Scan the data that follows and count the lines with the string "this"; answer with the count alone.
# START OF Excerpted data
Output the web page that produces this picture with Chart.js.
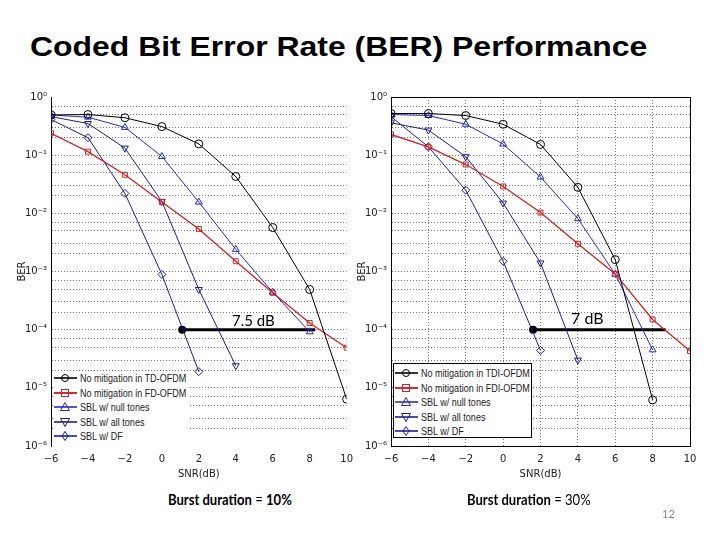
<!DOCTYPE html>
<html lang="en">
<head>
    <meta charset="UTF-8">
    <title>Coded Bit Error Rate (BER) Performance</title>
    <script src="https://cdn.jsdelivr.net/npm/chart.js"></script>
    <style>
        body { margin: 0; width: 720px; height: 540px; background: #fff; position: relative; overflow: hidden; font-family: "Liberation Sans", Arial, sans-serif; }
        .title { position: absolute; left: 30px; top: 33px; font-size: 28px; font-weight: bold; line-height: 1; color: #000; white-space: nowrap; transform: scaleX(1.14); transform-origin: left top; }
        .chartbox { position: absolute; top: 85px; }
        .caption { position: absolute; top: 490px; font-family: Lato, "Open Sans", sans-serif; font-size: 15px; color: #000; white-space: nowrap; transform: scaleX(0.87); transform-origin: left top; }
        .gap { position: absolute; font-family: Lato, "Open Sans", sans-serif; font-size: 15px; color: #000; white-space: nowrap; }
        .pagenum { position: absolute; left: 662px; top: 507px; font-family: Lato, sans-serif; font-size: 11px; color: #888; }
        .legend { position: absolute; background: #fff; font-family: "Liberation Sans", Arial, sans-serif; font-size: 10.5px; color: #222; }
        .legend .row { height: 14.5px; display: flex; align-items: center; white-space: nowrap; }
        .legend svg { margin-right: 2px; flex: none; }
        .legend span { display: inline-block; transform: scaleX(0.86); transform-origin: left center; }
    </style>
</head>
<body>
<div class="title">Coded Bit Error Rate (BER) Performance</div>

<div class="chartbox" style="left:0px;"><canvas id="chart10" width="360" height="395"></canvas></div>
<div class="chartbox" style="left:355px;"><canvas id="chart30" width="355" height="395"></canvas></div>

<div class="gap" style="left:232px; top:311px;">7.5 dB</div>
<div class="gap" style="left:571px; top:308px; font-size:16px;">7 dB</div>

<div class="legend" id="legend10" style="left:53px; top:371px; width:136px; height:75px;"></div>
<div class="legend" id="legend30" style="left:393px; top:363px; width:139px; height:75px; border:1px solid #000; box-sizing:border-box; padding-top:2px;"></div>

<div class="caption" style="left:168px;"><b>Burst duration</b> = <b>10%</b></div>
<div class="caption" style="left:467px;"><b>Burst duration</b> = 30%</div>
<div class="pagenum">12</div>

<script>
    // SNR points (dB)
    const snr = [-6, -4, -2, 0, 2, 4, 6, 8, 10];

    // Burst duration = 10%
    const tdNoMit10 = [0.49, 0.50, 0.44, 0.31, 0.156, 0.043, 0.0057, 4.9e-4, 6.4e-6];
    const fdNoMit10 = [0.238, 0.115, 0.046, 0.0156, 0.0054, 0.0015, 4.3e-4, 1.3e-4, 4.9e-5];
    const sblNull10 = [0.49, 0.45, 0.30, 0.095, 0.0156, 0.0024, 4.4e-4, 9.2e-5, null];
    const sblAll10 = [0.46, 0.35, 0.132, 0.016, 4.9e-4, 2.4e-5, null, null, null];
    const sblDf10 = [0.41, 0.20, 0.022, 8.9e-4, 1.9e-5, null, null, null, null];
    const gap10 = [1.1, 8.3];

    // Burst duration = 30%
    const tdiNoMit30 = [0.52, 0.52, 0.48, 0.34, 0.153, 0.028, 0.0016, 6.2e-6, null];
    const fdiNoMit30 = [0.227, 0.139, 0.069, 0.029, 0.0103, 0.0030, 9.1e-4, 1.5e-4, 4.3e-5];
    const sblNull30 = [0.50, 0.48, 0.34, 0.155, 0.042, 0.0081, 9.0e-4, 4.5e-5, null];
    const sblAll30 = [0.36, 0.27, 0.094, 0.015, 0.0014, 3.0e-5, null, null, null];
    const sblDf30 = [0.46, 0.139, 0.025, 0.0015, 4.4e-5, null, null, null, null];
    const gap30 = [1.6, 8.7];

    const gapBer = 1e-4;
    const labels10 = ['No mitigation in TD-OFDM', 'No mitigation in FD-OFDM', 'SBL w/ null tones', 'SBL w/ all tones', 'SBL w/ DF'];
    const labels30 = ['No mitigation in TDI-OFDM', 'No mitigation in FDI-OFDM', 'SBL w/ null tones', 'SBL w/ all tones', 'SBL w/ DF'];
    const decades = [1, 0.1, 0.01, 1e-3, 1e-4, 1e-5, 1e-6];
    const supers = ['\u2070', '\u207B\u00B9', '\u207B\u00B2', '\u207B\u00B3', '\u207B\u2074', '\u207B\u2075', '\u207B\u2076'];

    const styles = [
        { color: '#000000', marker: 'circle', pointStyle: 'circle', rot: 0, width: 1 },
        { color: '#d42020', marker: 'square', pointStyle: 'rect', rot: 0, width: 1.3 },
        { color: '#2a2ac8', marker: 'up', pointStyle: 'triangle', rot: 0, width: 1 },
        { color: '#1c1c96', marker: 'down', pointStyle: 'triangle', rot: 180, width: 1 },
        { color: '#1c1ca0', marker: 'diamond', pointStyle: 'rectRot', rot: 0, width: 1 }
    ];

    function toPoints(arr) {
        return snr.map((x, i) => ({ x: x, y: arr[i] })).filter(p => p.y !== null);
    }

    // minor grid values for the log axis
    const gridValues = [];
    for (let e = -6; e <= 0; e++) {
        [1, 2, 3, 5, 7].forEach(m => {
            const v = m * Math.pow(10, e);
            if (v <= 1.0000001) gridValues.push(v);
        });
    }

    const boxPlugin = {
        id: 'boxPlugin',
        afterDraw(chart, args, opts) {
            if (!opts.show) return;
            const a = chart.chartArea;
            const ctx = chart.ctx;
            ctx.save();
            ctx.strokeStyle = '#000';
            ctx.lineWidth = 1;
            ctx.strokeRect(Math.round(a.left) + 0.5, Math.round(a.top) + 0.5, Math.round(a.right - a.left), Math.round(a.bottom - a.top));
            ctx.restore();
        }
    };

    function makeChart(id, series, gap, cfg) {
        const datasets = series.map((arr, i) => ({
            label: cfg.labels[i],
            data: toPoints(arr),
            borderColor: styles[i].color,
            borderWidth: styles[i].width,
            pointStyle: styles[i].pointStyle,
            pointRotation: styles[i].rot,
            pointRadius: i === 1 ? 3.5 : 4,
            pointBorderWidth: 1,
            pointBorderColor: styles[i].color,
            pointBackgroundColor: 'rgba(0,0,0,0)',
            tension: 0
        }));
        datasets.push({
            label: 'gap',
            data: [{ x: gap[0], y: gapBer }, { x: gap[1], y: gapBer }],
            borderColor: '#000',
            borderWidth: 3,
            pointRadius: [2.5, 0],
            pointBackgroundColor: '#000',
            pointBorderColor: '#000'
        });

        return new Chart(document.getElementById(id), {
            type: 'line',
            data: { datasets: datasets },
            plugins: [boxPlugin],
            options: {
                responsive: false,
                animation: false,
                layout: { padding: { top: 12, right: cfg.padRight, left: 0, bottom: 0 } },
                plugins: {
                    legend: { display: false },
                    tooltip: { enabled: false },
                    boxPlugin: { show: cfg.box }
                },
                scales: {
                    x: {
                        type: 'linear',
                        min: -6,
                        max: 10,
                        afterFit: s => { s.height = 34; },
                        ticks: {
                            stepSize: 2,
                            color: '#222',
                            padding: 7,
                            font: { family: 'DejaVu Sans', size: 10 },
                            callback: v => String(v).replace('-', '\u2212')
                        },
                        grid: {
                            display: cfg.vgrid,
                            drawTicks: false,
                            color: c => (c.index === 0 || c.index === 8) ? 'rgba(0,0,0,0)' : '#777',
                            lineWidth: 1
                        },
                        border: { display: cfg.box, color: '#000', dash: [1, 2] },
                        title: {
                            display: true,
                            text: 'SNR(dB)',
                            color: '#222',
                            padding: 0,
                            font: { family: 'DejaVu Sans', size: 10 }
                        }
                    },
                    y: {
                        type: 'logarithmic',
                        min: 1e-6,
                        max: 1,
                        afterFit: s => { s.width = cfg.yWidth; },
                        afterBuildTicks: s => { s.ticks = gridValues.map(v => ({ value: v })); },
                        ticks: {
                            autoSkip: false,
                            color: '#222',
                            padding: 4,
                            font: { family: 'DejaVu Sans', size: 10 },
                            callback: v => {
                                const k = decades.findIndex(d => Math.abs(d - v) / d < 1e-6);
                                return k >= 0 ? '10' + supers[k] : '';
                            }
                        },
                        grid: {
                            drawTicks: false,
                            color: c => (c.tick && (c.tick.value >= 0.999 || c.tick.value <= 1.0001e-6)) ? 'rgba(0,0,0,0)' : '#777',
                            lineWidth: 1
                        },
                        border: { display: true, color: '#000', width: 1, dash: [1, 2] },
                        title: {
                            display: true,
                            text: 'BER',
                            color: '#222',
                            padding: { top: cfg.titlePad, bottom: 0 },
                            font: { family: 'DejaVu Sans', size: 10 }
                        }
                    }
                }
            }
        });
    }

    function markerSvg(style) {
        const c = style.color;
        let m = '';
        if (style.marker === 'circle') m = `<circle cx="12" cy="5" r="3.5" fill="none" stroke="${c}"/>`;
        if (style.marker === 'square') m = `<rect x="8.5" y="1.5" width="7" height="7" fill="none" stroke="${c}"/>`;
        if (style.marker === 'up') m = `<polygon points="12,0.5 16.5,8.5 7.5,8.5" fill="none" stroke="${c}"/>`;
        if (style.marker === 'down') m = `<polygon points="12,9.5 16.5,1.5 7.5,1.5" fill="none" stroke="${c}"/>`;
        if (style.marker === 'diamond') m = `<polygon points="12,0.5 15,5 12,9.5 9,5" fill="none" stroke="${c}"/>`;
        return `<svg width="25" height="10"><line x1="1" y1="5" x2="24" y2="5" stroke="${c}" stroke-width="${style.width + 0.6}"/>${m}</svg>`;
    }

    function buildLegend(id, labels) {
        const el = document.getElementById(id);
        el.innerHTML = labels.map((t, i) => `<div class="row">${markerSvg(styles[i])}<span>${t}</span></div>`).join('');
    }

    makeChart('chart10', [tdNoMit10, fdNoMit10, sblNull10, sblAll10, sblDf10], gap10,
        { labels: labels10, padRight: 13, yWidth: 51, titlePad: 16, box: false, vgrid: false });
    makeChart('chart30', [tdiNoMit30, fdiNoMit30, sblNull30, sblAll30, sblDf30], gap30,
        { labels: labels30, padRight: 20, yWidth: 36, titlePad: 1, box: true, vgrid: true });

    buildLegend('legend10', labels10);
    buildLegend('legend30', labels30);
</script>
</body>
</html>
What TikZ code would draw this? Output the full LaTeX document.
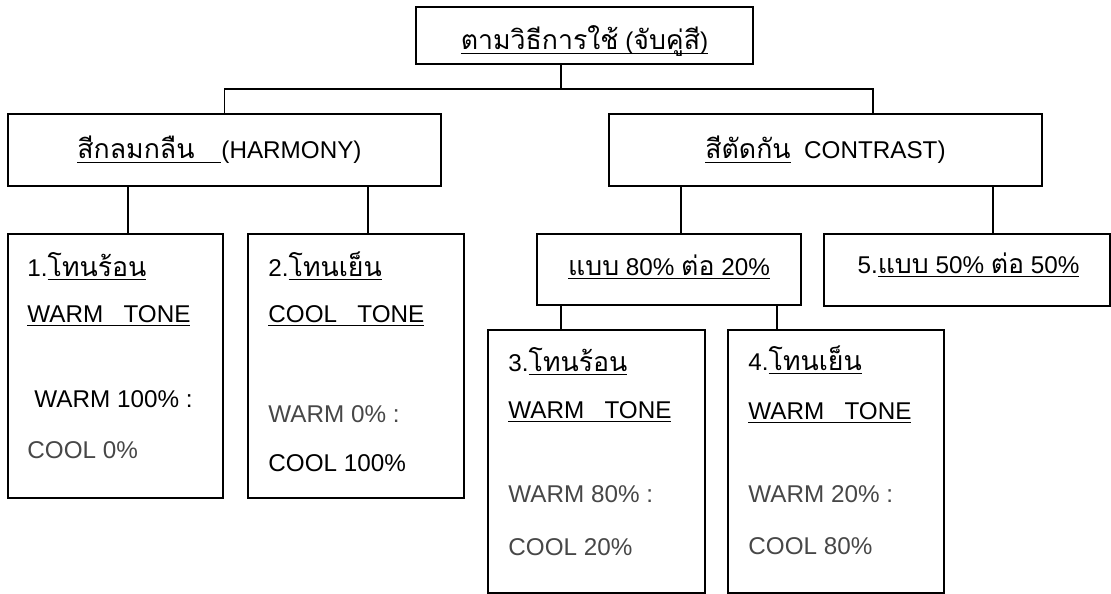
# END OF Excerpted data
▸ **Task result**
2